Less than three months later, the world learned the shocking truth. Since as far back as late 2001, the federal government has required mobile telephone companies to turn over to the NSA their customers’ call records. The vast majority of these records relate to purely domestic calls in which both participants are located in the United States. The records include every number each customer called, the numbers of everyone who called the customer, the time of day that every call occurred, and the duration of every call. The NSA compiles these records and retains them for up to five years.
Hundreds of millions of Americans have therefore had their calling data collected by the NSA not because they have made phone calls to suspected terrorists but simply because they have . . . well . . . made phone calls. It is important to keep in mind that the overwhelming majority of them have committed no crime and have otherwise done nothing to raise the suspicions of those charged with protecting the United States from attack. Nevertheless, federal authorities have interpreted a section of the PATRIOT Act to authorize the NSA and the FBI to obtain what some might consider the information-age equivalent of a general warrant, enabling government agents to search though the phone records of hundreds of millions of innocent Americans.
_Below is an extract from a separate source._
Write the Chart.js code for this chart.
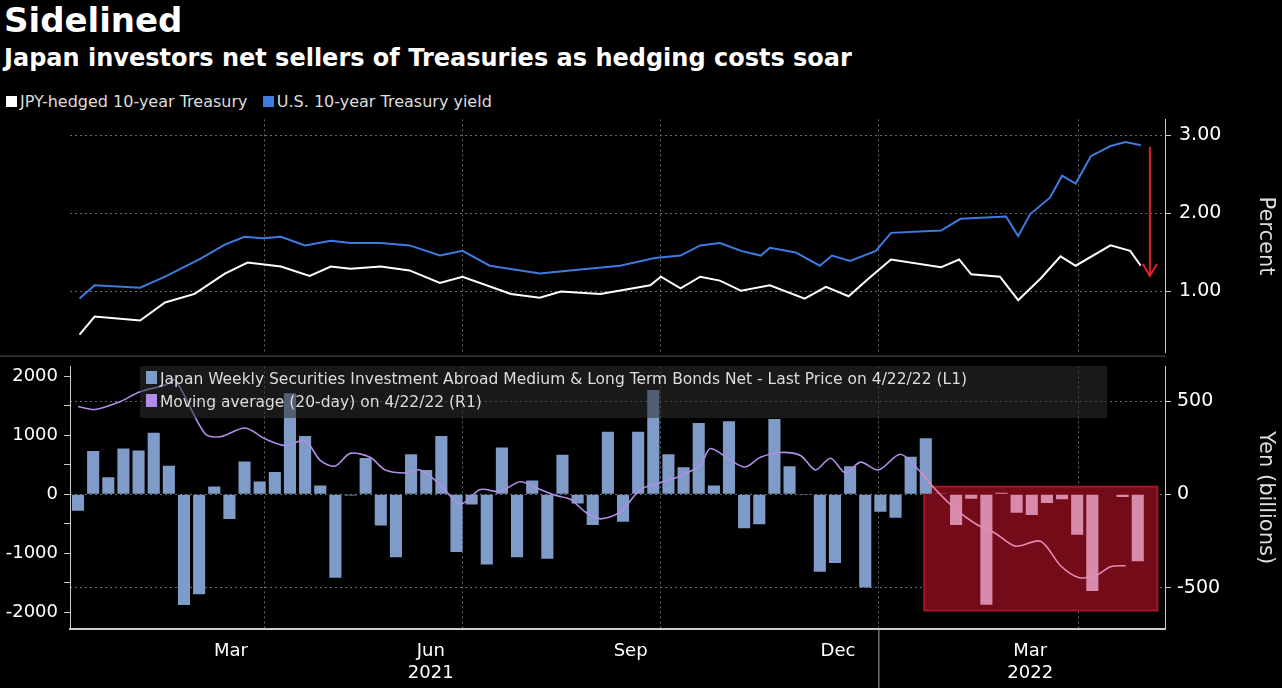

The act says the government can ask a specialized tribunal called the Foreign Intelligence Surveillance Court, which meets in secret and which hears only from the government, to order companies like Verizon to turn over records if the records are “relevant” for “an investigation . . . to protect against international terrorism.”34
If you think the NSA doesn’t consider your phone records “relevant” to a terrorism investigation, think again.
Here’s what the FISA Court secretly authorized the NSA to do. First, it may collect—and we now know that it has in fact collected—hundreds of millions of phone records, which it then retains in a massive database. Second, it may search for a phone number with a suspected connection to terrorism. Third, it may look at every number the suspect’s number called and every number from which it received calls. Fourth, it may look at every number that those numbers called and from which they received calls. And finally, it may take all those numbers and poke around—trying to learn anything it can that might help in an investigation.
A federal judge recently illustrated the extent of this multiple-degrees-of-separation searching.35 Imagine that the NSA finds the number (123) 456-7890 suspicious. Now imagine that (123) 456-7890 called, or was called by, one hundred numbers over five years—an exceptionally conservative estimate. Next imagine that each of those one hundred numbers called or was called by one hundred other numbers.
If you have one of the ten thousand phone numbers in this single query, the NSA may have deemed itself authorized to collect and potentially analyze every number you called and every number that called you, as well as the time, date, and duration of your every call.